During the annual High Road Artisans Art Tour (the last two weekends in September), dozens of galleries and studios open their doors to visitors. As you continue on towards Peñasco, keep an eye out for the San José de Gracia Church in the tiny village of Trampas – it’s a striking 1760s church filled with 18th- and 19th-century religious artwork.
Sugar Nymphs Bistro
15046 State Road 75, Peñasco
Opened by an original founder of San Francisco’s iconic Greens vegetarian restaurant, this funky spot with a colourful mural on the façade serves superb, locally sourced brunch, lunch and dinner, from a hearty green-chile egg scramble to made-from-scratch pizzas.
Carson National Forest
208 Cruz Alta Road, Taos
Photography Photography RGB Ventures / SuperStock / Alamy Stock Photo
From Peñasco, NM 518 climbs high through the rarefied air and pleasingly scented coniferous trees of 1.5 million–acre (6 million–hectare) Carson National Forest. Stop at the signed overlook for a dazzling view of Taos Valley.
Things to do in Taos
Once you have arrived, it is easy to find things to do in Taos. Indigenous Taos-Tiwa people have inhabited the location continuously for more than 1,000 years, and you can visit the ancient Taos Pueblo on the north side of town for a guided tour of this multistorey adobe building that dates back many centuries.

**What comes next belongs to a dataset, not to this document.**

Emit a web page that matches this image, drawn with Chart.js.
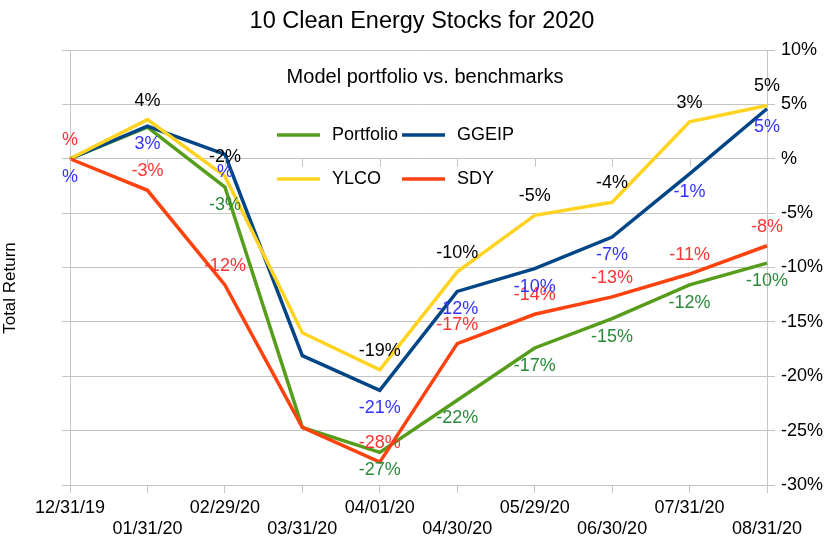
<!DOCTYPE html>
<html>
<head>
<meta charset="utf-8">
<title>10 Clean Energy Stocks for 2020</title>
<script src="https://cdn.jsdelivr.net/npm/chart.js@4.4.0/dist/chart.umd.min.js"></script>
<style>
  html, body { margin: 0; padding: 0; background: #fff; }
  #wrap { width: 830px; height: 542px; }
</style>
</head>
<body>
<div id="wrap"><canvas id="chart" width="830" height="542"></canvas></div>
<script>
// Data (percent total return)
const categories = ['12/31/19', '01/31/20', '02/29/20', '03/31/20', '04/01/20',
                    '04/30/20', '05/29/20', '06/30/20', '07/31/20', '08/31/20'];
const portfolio = [0, 2.9, -2.6, -24.7, -27.0, -22.2, -17.4, -14.7, -11.6, -9.6];
const ggeip     = [0, 3.0, 0.4, -18.1, -21.3, -12.2, -10.1, -7.2, -1.4, 4.6];
const ylco      = [0, 3.6, -1.6, -16.0, -19.4, -10.4, -5.2, -4.0, 3.4, 4.9];
const sdy       = [0, -2.9, -11.6, -24.7, -27.9, -17.0, -14.3, -12.7, -10.6, -8.0];
const yTicks = { min: -30, max: 10, step: 5 };

const FONT = '"Liberation Sans", Arial, sans-serif';
const GRID = '#c4c4c4';

// number format like "#%": zero shows only the sign
function pct(v) {
    const r = Math.round(v);
    return (r === 0 ? '' : r) + '%';
}

// Title, subtitle, legend, y title, data labels and the ticks on the 0% line
const decor = {
    id: 'decor',
    afterDatasetsDraw(chart) {
        const ctx = chart.ctx;
        const xs = chart.scales.x, ys = chart.scales.y;
        ctx.save();

        // small ticks below the zero line
        const y0 = ys.getPixelForValue(0);
        ctx.strokeStyle = GRID;
        ctx.lineWidth = 1;
        categories.forEach((c, i) => {
            const x = Math.round(xs.getPixelForValue(i)) + 0.5;
            ctx.beginPath();
            ctx.moveTo(x, y0);
            ctx.lineTo(x, y0 + 8);
            ctx.stroke();
        });

        // data labels
        ctx.font = '18px ' + FONT;
        ctx.textAlign = 'center';
        ctx.textBaseline = 'middle';
        chart.data.datasets.forEach((ds, di) => {
            const meta = chart.getDatasetMeta(di);
            meta.data.forEach((pt, i) => {
                if (ds.noLabel.includes(i)) return;
                ctx.fillStyle = ds.labelColor;
                ctx.fillText(pct(ds.data[i]), pt.x, pt.y + ds.labelOffset);
            });
        });
        ctx.restore();
    },
    afterDraw(chart) {
        const ctx = chart.ctx;
        ctx.save();
        ctx.fillStyle = '#000';
        ctx.textAlign = 'center';
        ctx.textBaseline = 'middle';

        ctx.font = '23.5px ' + FONT;
        ctx.fillText('10 Clean Energy Stocks for 2020', 422, 22);

        ctx.font = '20px ' + FONT;
        ctx.fillText('Model portfolio vs. benchmarks', 425, 77);

        // y axis title
        ctx.save();
        ctx.translate(10, 288);
        ctx.rotate(-Math.PI / 2);
        ctx.font = '17px ' + FONT;
        ctx.fillText('Total Return', 0, 0);
        ctx.restore();

        // legend, 2 x 2 inside the plot
        const items = [
            ['Portfolio', '#579d1c', 277, 135],
            ['GGEIP', '#004586', 402, 135],
            ['YLCO', '#ffd320', 277, 179],
            ['SDY', '#ff420e', 402, 179]
        ];
        ctx.font = '18px ' + FONT;
        ctx.textAlign = 'left';
        items.forEach(([name, color, x, y]) => {
            ctx.strokeStyle = color;
            ctx.lineWidth = 3.5;
            ctx.beginPath();
            ctx.moveTo(x, y);
            ctx.lineTo(x + 43, y);
            ctx.stroke();
            ctx.fillStyle = '#000';
            ctx.fillText(name, x + 55, y);
        });
        ctx.restore();
    }
};

const lineStyle = { borderWidth: 3.5, pointRadius: 0, tension: 0, fill: false };

new Chart(document.getElementById('chart'), {
    type: 'line',
    data: {
        labels: categories,
        datasets: [
            { label: 'SDY', data: sdy, borderColor: '#ff420e', labelColor: '#ff3333',
              labelOffset: -19, noLabel: [3], ...lineStyle },
            { label: 'YLCO', data: ylco, borderColor: '#ffd320', labelColor: '#000000',
              labelOffset: -19, noLabel: [0, 3], ...lineStyle },
            { label: 'GGEIP', data: ggeip, borderColor: '#004586', labelColor: '#3333ff',
              labelOffset: 18, noLabel: [3], ...lineStyle },
            { label: 'Portfolio', data: portfolio, borderColor: '#579d1c', labelColor: '#2a8a3a',
              labelOffset: 18, noLabel: [0, 1, 3], ...lineStyle }
        ]
    },
    options: {
        responsive: false,
        animation: false,
        devicePixelRatio: 1,
        layout: { padding: { top: 50, left: 0, right: 0, bottom: 0 } },
        plugins: { legend: { display: false }, title: { display: false }, tooltip: { enabled: false } },
        scales: {
            x: {
                offset: false,
                grid: { drawOnChartArea: false, color: GRID, tickLength: 8 },
                border: { display: true, color: GRID },
                ticks: {
                    autoSkip: false, maxRotation: 0, minRotation: 0, padding: 4,
                    color: '#000', font: { family: FONT, size: 18, lineHeight: 1.2 },
                    callback: function (value, index) {
                        const s = this.getLabelForValue(value);
                        return index % 2 === 0 ? [s, ''] : ['', s];
                    }
                },
                afterFit(scale) { scale.height = 57; }
            },
            y: {
                position: 'right',
                min: yTicks.min, max: yTicks.max,
                grid: { color: GRID, tickLength: 8 },
                border: { display: true, color: GRID },
                ticks: {
                    stepSize: yTicks.step, padding: 6, color: '#000',
                    font: { family: FONT, size: 18 },
                    callback: v => (v === 0 ? '' : v) + '%'
                },
                afterFit(scale) { scale.width = 63; }
            },
            yl: {
                position: 'left',
                min: yTicks.min, max: yTicks.max,
                grid: { drawOnChartArea: false, color: GRID, tickLength: 8 },
                border: { display: true, color: GRID },
                ticks: { stepSize: yTicks.step, display: false },
                afterFit(scale) { scale.width = 70; }
            }
        }
    },
    plugins: [decor]
});
</script>
</body>
</html>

Get a sense of Taos’ rich Spanish Colonial history with a walk through the Hacienda de los Martinez and the much-photographed San Francisco de Assisi Mission Church (depicted, quite famously, in a Georgia O’Keeffe painting). Definitely set aside time to tour at least one of the several first-rate museums that document Taos’ rich arts heritage. Two of the best are the Millicent Rogers Museum and the Harwood Museum.
The Taos Plaza is a bit mired in touristy souvenir shops, but the few blocks north and east, along Kit Carson Road, Bent Street and Paseo del Pueblo Norte, are rife with top-notch galleries specializing in everything from paintings by the town’s turn-of-the-20th-century masters (Ernest Blumenschein, Joseph Sharp, Oscar Berninghaus) to contemporary tinwork, tapestries and handcrafted furniture.
For lunch, drop by Orlando’s for classic New Mexico fare. The famed Adobe Bar, at the historic Taos Inn, is a great place to sip a spicy El Chupacabra margarita (with pepper-infused tequila) and nibble on nachos and guacamole at happy hour.